Everything Beautiful in Its Time Irony

Everything Beautiful in Its Time Irony

Just the Dad Next Door

One of the fundamental foundations of irony throughout the text is the author’s insistence upon presenting her childhood as just your normal, everyday, average experience shared by tens of millions of American girls at her age. For instance:

“When we were in elementary school, our dad left work daily in time to get home for a run while I rode my bike next to him. We had family game nights to play our favorite, Sorry!, and went to more baseball games than we could count.”

Why Sorry! was their favorite game may never be known for sure, but care to guess exactly why this portrait of the family next door went to more baseball games than could be counted? Because in 1990, when the author was on the verge of leaving elementary school behind for middle school, her typical everyday dad was part owner and managing general partner of the Texas Rangers.

Barbara Bush’s Courage

Another good source of irony in the book is the abundance of stirring, inspirational quotes attributed to various famous family members in the Bush clans. For instance, former First Lady Barbara Bush—the author’s grandmother—is given quite the spotlight on integrity when she solemnly intones at one point: “It isn’t courageous to do the right thing.” Ironically enough, the author fails to provide any words of wisdom expressed by her grandmother upon the disclosure of her decision to do the right thing by contributing money to the Bush-Clinton Hurricane Katrina Fund, which was made on the condition that the charity enter into a contract to do business with a company owned by her least famous son, Neil Bush.

Intentional Irony

One of the few examples of actual intended irony in the book arrives, ironically enough, not at the hands of the author herself, but an actor doing a bit on a TV news program. Apparently aware of irony and impressed by its use, the bit by actor Sacha Baron Cohen in his persona as German celebrity Bruno is extensively quoted:

“Why do artists do anything? Why did Louis Armstrong walk on ze moon? Why did Caesar build Rome in a day? Why did Leonardo DiCaprio paint the Mona Lisa?”

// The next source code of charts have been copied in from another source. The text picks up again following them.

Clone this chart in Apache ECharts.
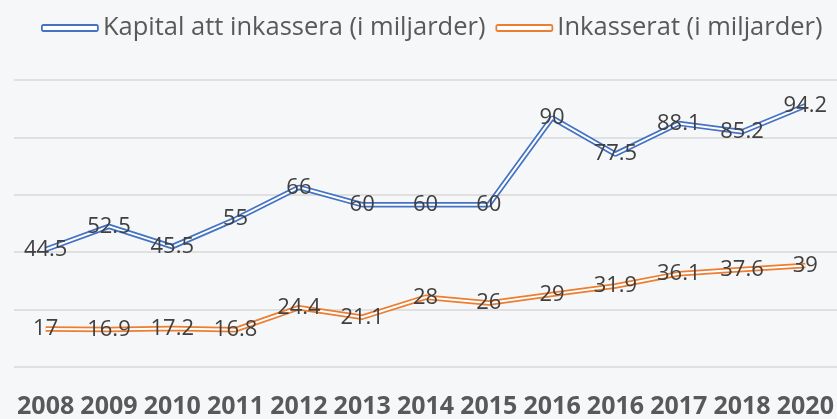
<!DOCTYPE html>
<html>
<head>
<meta charset="utf-8">
<script src="https://cdn.jsdelivr.net/npm/echarts@6/dist/echarts.min.js"></script>
<style>
html,body{margin:0;padding:0;background:#f6f7f9;}
#c{width:837px;height:419px;}
</style>
</head>
<body>
<div id="c"></div>
<script>
const categories = ['2008','2009','2010','2011','2012','2013','2014','2015','2016','2016','2017','2018','2020'];
const kapital = [44.5, 52.5, 45.5, 55, 66, 60, 60, 60, 90, 77.5, 88.1, 85.2, 94.2];
const inkasserat = [17, 16.9, 17.2, 16.8, 24.4, 21.1, 28, 26, 29, 31.9, 36.1, 37.6, 39];
const nameK = 'Kapital att inkassera (i miljarder)';
const nameI = 'Inkasserat (i miljarder)';

const BLUE = '#4472C4', ORANGE = '#ED7D31';
const font = 'Open Sans';

function outer(name, data, color) {
  return {
    name, type: 'line', data, yAxisIndex: 1,
    symbol: 'circle', symbolSize: 1,
    itemStyle: {color: 'rgba(0,0,0,0)'},
    lineStyle: {color, width: 5.5},
    label: {show: false},
    emphasis: {disabled: true},
    z: 2
  };
}
function inner(name, data) {
  return {
    name, type: 'line', data, yAxisIndex: 1,
    symbol: 'circle', symbolSize: 1,
    itemStyle: {color: 'rgba(0,0,0,0)'},
    lineStyle: {color: '#ffffff', width: 2},
    label: {show: true, position: 'inside', color: '#404040', fontFamily: font, fontSize: 22},
    emphasis: {disabled: true},
    z: 3
  };
}

const chart = echarts.init(document.getElementById('c'));
chart.setOption({
  backgroundColor: '#f6f7f9',
  animation: false,
  legend: {
    top: 10, left: 36,
    itemWidth: 56, itemHeight: 6, itemGap: 10,
    textStyle: {fontFamily: font, fontSize: 25.5, color: '#595959'},
    data: [
      {name: nameK, icon: 'roundRect', itemStyle: {color: '#ffffff', borderColor: BLUE, borderWidth: 1.8}},
      {name: nameI, icon: 'roundRect', itemStyle: {color: '#ffffff', borderColor: ORANGE, borderWidth: 1.8}}
    ]
  },
  grid: {left: 14, right: -3, top: 80, bottom: 48, containLabel: false},
  xAxis: {
    type: 'category', data: categories, boundaryGap: true,
    axisLine: {show: false}, axisTick: {show: false},
    axisLabel: {interval: 0, margin: 27, fontFamily: font, fontWeight: 'bold', fontSize: 25, color: '#595959'}
  },
  yAxis: [
    {type: 'value', min: 0, max: 100, interval: 20,
     axisLabel: {show: false}, axisLine: {show: false}, axisTick: {show: false},
     splitLine: {lineStyle: {color: '#d9d9d9', width: 1.5}}},
    {type: 'value', min: 3.9, max: 103.1, show: false, splitLine: {show: false}}
  ],
  series: [
    outer(nameK, kapital, BLUE), inner(nameK, kapital),
    outer(nameI, inkasserat, ORANGE), inner(nameI, inkasserat)
  ]
});
</script>
</body>
</html>
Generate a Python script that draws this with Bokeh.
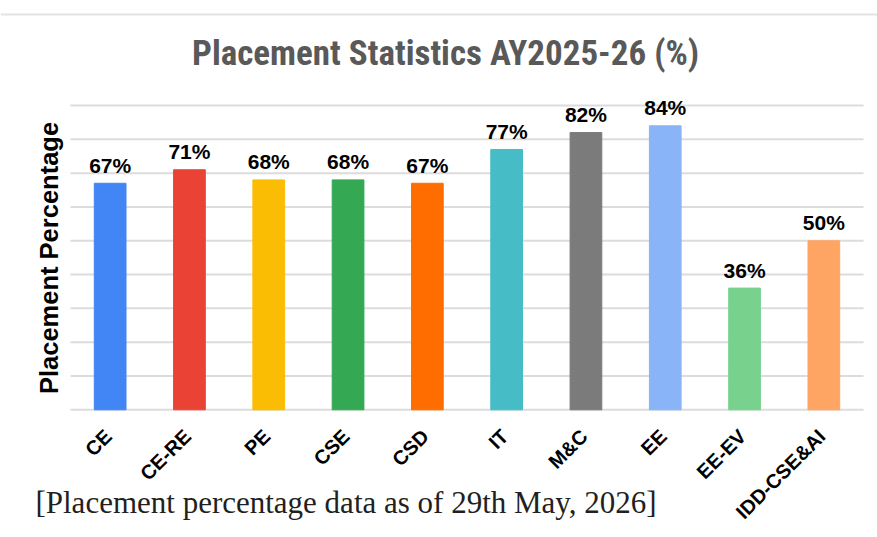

Wonder How She Got the Gig

The quoting of Cohen as Bruno concludes with an ill-conceived decision to see the raunchy comedy in a public theater with her eighty-something grandfather who just so happened to be the former president of the United States. And this anecdote is a way of building to recognizing her ten-year anniversary as an on-air correspondent for NBC News. That chapter opens with an example of irony not just unintended, but one can only assume still completely unrealized:

“If you’d asked me twenty years ago if I would one day pursue a career in media, I would have said absolutely not.”

Most people would have agreed considering she was an English teacher when she got the job with no training in journalism or broadcasting. The only qualification she possessed for the hiring, in fact, seemed to be that she shared the same last name of two men who had been president.

Thank God for Trump

Let’s be honest: There is no single American family more thankful that Donald Trump became president than the family of Laura and George W. Bush. Such has been the ability of Trump to do the seemingly impossible—improve the legacy of the disastrous administration of the second President Bush—that even the single most jaw-dropping example of unintended irony is actually treated by the author as an act of heroism. To wit, her quoting of a speech by the president who instituted a policy of torturing Muslims based solely on a presumption of possible potential guilt of some crime that may or may not have been committed by anyone at all:

“America counts millions of Muslims amongst our citizens, and Muslims make an incredibly valuable contribution to our country. Muslims are doctors, lawyers, law professors, members of the military, entrepreneurs, shopkeepers, moms and dads. And they need to be treated with respect.”